§ TASK REQUIREMENTS: Go through the lines below and copy each one that holds the string "matplotlib".

§ RECORDED DATA:
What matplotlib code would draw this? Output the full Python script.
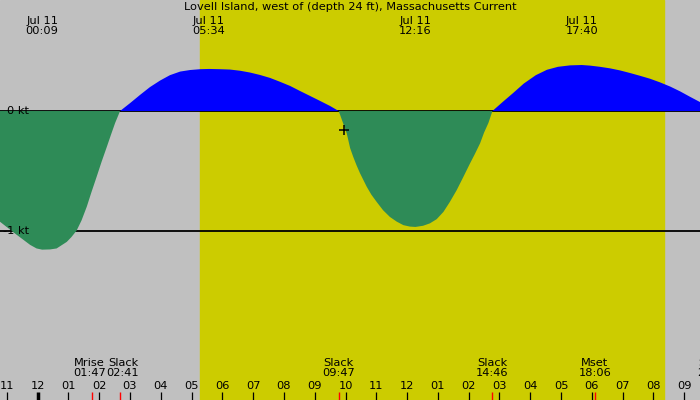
import matplotlib
matplotlib.use("Agg")
import matplotlib.pyplot as plt

# tidal current, hours after midnight Jul 11 (negative = Jul 10), knots
hours = [-1.22, -0.73, -0.24, -0.03, 0.15, 0.41, 0.62, 0.95, 1.10, 1.27, 1.43, 1.60,
         1.75, 1.92, 2.08, 2.25, 2.39, 2.52, 2.68,
         3.00, 3.33, 3.65, 3.98, 4.30, 4.63, 4.95, 5.28, 5.57, 5.93, 6.25, 6.58, 6.90,
         7.22, 7.55, 7.87, 8.20, 8.52, 8.85, 9.17, 9.50, 9.78,
         10.04, 10.15, 10.25, 10.36, 10.47, 10.69, 10.84, 11.01, 11.22, 11.44, 11.66,
         11.88, 12.09, 12.27, 12.52, 12.74, 12.96, 13.18, 13.39, 13.61, 13.81, 14.04,
         14.20, 14.37, 14.50, 14.64, 14.77,
         15.10, 15.44, 15.79, 16.18, 16.54, 16.90, 17.29, 17.67, 17.94, 18.26, 18.59,
         18.91, 19.24, 19.56, 19.89, 20.21, 20.54, 20.86, 21.18, 21.51, 21.95]
knots = [-0.926, -1.025, -1.12, -1.15, -1.16, -1.158, -1.15, -1.095, -1.055, -1.0, -0.915, -0.80,
         -0.68, -0.55, -0.425, -0.30, -0.195, -0.10, 0.0,
         0.065, 0.135, 0.20, 0.255, 0.30, 0.33, 0.343, 0.35, 0.352, 0.35, 0.347, 0.337, 0.322,
         0.302, 0.277, 0.245, 0.21, 0.168, 0.126, 0.085, 0.042, 0.0,
         -0.187, -0.31, -0.383, -0.455, -0.52, -0.634, -0.70, -0.76, -0.83, -0.886, -0.925,
         -0.955, -0.967, -0.97, -0.96, -0.94, -0.905, -0.844, -0.76, -0.662, -0.56, -0.44,
         -0.36, -0.27, -0.18, -0.10, 0.0,
         0.075, 0.15, 0.23, 0.30, 0.345, 0.37, 0.382, 0.385, 0.38, 0.37, 0.357,
         0.34, 0.318, 0.295, 0.27, 0.24, 0.205, 0.165, 0.12, 0.075, 0.0]

# max current labels on top
peak_hours = [0.15, 5.567, 12.267, 17.667]
peak_labels = ["Jul 11\n00:09", "Jul 11\n05:34", "Jul 11\n12:16", "Jul 11\n17:40"]

# slack / moon events at the bottom
event_hours = [1.783, 2.683, 9.783, 14.767, 18.1, 21.95]
event_names = ["Mrise", "Slack", "Slack", "Slack", "Mset", "Slack"]
event_times = ["01:47", "02:41", "09:47", "14:46", "18:06", "21:57"]
event_shift = [-2, 2, 0, 0, 0, 0]   # points, so neighbouring labels don't collide

sunrise = 5.27
sunset = 20.33

tick_hours = list(range(-1, 22))
tick_labels = ["11", "12", "01", "02", "03", "04", "05", "06", "07", "08", "09", "10",
               "11", "12", "01", "02", "03", "04", "05", "06", "07", "08", "09"]

now_hour, now_kt = 9.95, -0.16

title = "Lovell Island, west of (depth 24 ft), Massachusetts Current"

plt.rcParams['font.family'] = ['DejaVu Sans']
FS = 8.2

fig = plt.figure(figsize=(7, 4), dpi=100)
ax = fig.add_axes([0, 0, 1, 1])
x0, x1 = -1.218, 21.51
ax.set_xlim(x0, x1)
ax.set_ylim(-2.418, 0.929)
ax.axis('off')

# night / day background
ax.axvspan(x0, x1, color='#c0c0c0', zorder=0)
ax.axvspan(sunrise, sunset, color='#cccc00', zorder=0.5)

# reference lines under the fills
ax.axhline(0, color='black', lw=1.3, zorder=1)
ax.axhline(-1, color='black', lw=1.3, zorder=1)

ax.fill_between(hours, knots, 0, where=[k <= 0 for k in knots], interpolate=True,
                color='#2e8b57', lw=0, zorder=2)
ax.fill_between(hours, knots, 0, where=[k >= 0 for k in knots], interpolate=True,
                color='#0000ff', lw=0, zorder=2)

ax.plot([now_hour], [now_kt], marker='+', color='black', ms=7, mew=1.1, zorder=3)

# y labels
yt = ax.get_yaxis_transform()
ax.text(0.041, 0, "0 kt", transform=yt, ha='right', va='center', fontsize=FS)
ax.text(0.041, -1, "-1 kt", transform=yt, ha='right', va='center', fontsize=FS)

xt = ax.get_xaxis_transform()
ax.text(0.5, 1 - 7.5 / 400, title, transform=ax.transAxes, ha='center', va='center', fontsize=FS)
for h, lab in zip(peak_hours, peak_labels):
    ax.text(h, 1 - 25.5 / 400, lab, transform=xt, ha='center', va='center',
            fontsize=FS, linespacing=1.0)

for h, name, tm, dx in zip(event_hours, event_names, event_times, event_shift):
    ax.annotate(name + "\n" + tm, (h, 1 - 367.5 / 400), xycoords=xt,
                xytext=(dx, 0), textcoords='offset points',
                ha='center', va='center', fontsize=FS, linespacing=1.0, annotation_clip=False)
    ax.vlines(h, 0, 8 / 400, transform=xt, color='red', lw=1)

# hour ticks
for h, lab in zip(tick_hours, tick_labels):
    ax.vlines(h, 0, 8 / 400, transform=xt, color='black', lw=2.5 if h == 0 else 0.9)
    ax.text(h, 1 - 386 / 400, lab, transform=xt, ha='center', va='center', fontsize=FS)

fig.savefig("out.png", dpi=100)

§ RESPONSE:
What matplotlib code would draw this? Output the full Python script.
import matplotlib
matplotlib.use("Agg")
import matplotlib.pyplot as plt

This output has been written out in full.